India will beat Indonesia to have biggest Muslim population by year 2050
The Hindu population worldwide will rise by 34%, from a little over 1 billion to nearly 1.4 billion by 2050, the Pew Research Center’s study on “The Future of World Regions” projected.
Hindus will make up 14.9% of the world’s total population, behind Christians (31.4%) and Muslims (29.7%), while people unaffiliated to any religious group will account for 13.2%, the study said.
“By 2050, the study projects India to be the country with the largest number of Muslims – more than 310 million – even though Hindus will continue to make up a solid majority of India’s population (77%), while Muslims remain a minority (18%),” Pew Research Center said.
“Indonesia will have the third-largest number of Muslims, with Pakistan ranking second,” it said.
Muslims are projected to grow faster than the world’s overall population growth while Hindus and Christians are projected to roughly keep pace with growth trends, the study said.
“Over the next four decades, Christians will remain the largest religious group, but Islam will grow faster than any other major religion,” it said.
The report predicted that by 2050 there will be near parity between Muslims (2.8 billion, or 30% of the population) and Christians (2.9 billion, or 31%), possibly for the first time in history.
There were 1.6 billion Muslims in 2010, compared to 2.17 billion Christians.
If current trends continue, Islam will become the world’s most popular faith after 2070, it said.
“The farther into the future we look, the more uncertainty exists, which is why the projections stop at 2050. But if they are extended into the second half of this century, the projections forecast Muslims and Christians to be roughly equal in number around 2070, with Muslims the slightly larger group after that year,” the organisation said.
By 2050, Muslims will make up about 10% of Europe’s population, up from 5.9% in 2010.
Over the same period, the number of Hindus in Europe is expected to roughly double, from a little under 1.4 million (0.2% of Europe’s population) to nearly 2.7 million (0.4%), mainly as a result of immigration, it said.
In North America, Hindus are expected to nearly double in decades ahead, from 0.7% in 2010 to 1.3% in 2050, when migration is included in projection models. Without migration, the Hindu share of the region’s population will remain the same.
“In the US, Christians will decline from more than three-quarters of the population in 2010 to two-thirds in 2050, with corresponding rises of religious ‘nones’ as well as Muslims, Hindus and others.

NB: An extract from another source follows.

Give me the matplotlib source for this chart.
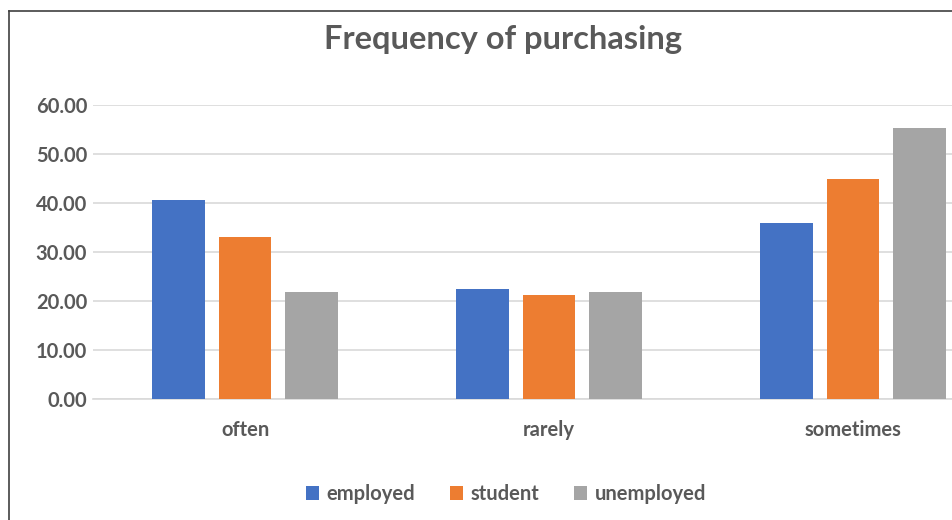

At mid-century, Judaism will no longer be the largest non-Christian religion in the US: Muslims are projected to be more numerous than people who identify as Jewish on the basis of religion,” the organisation said.
Buddhism is the only faith that is not expected to increase its followers, due to an ageing population and stable fertility rates in Buddhist countries such as China, Japan and Thailand.
The projections considered fertility rates, trends in youth population growth and religious conversion statistics.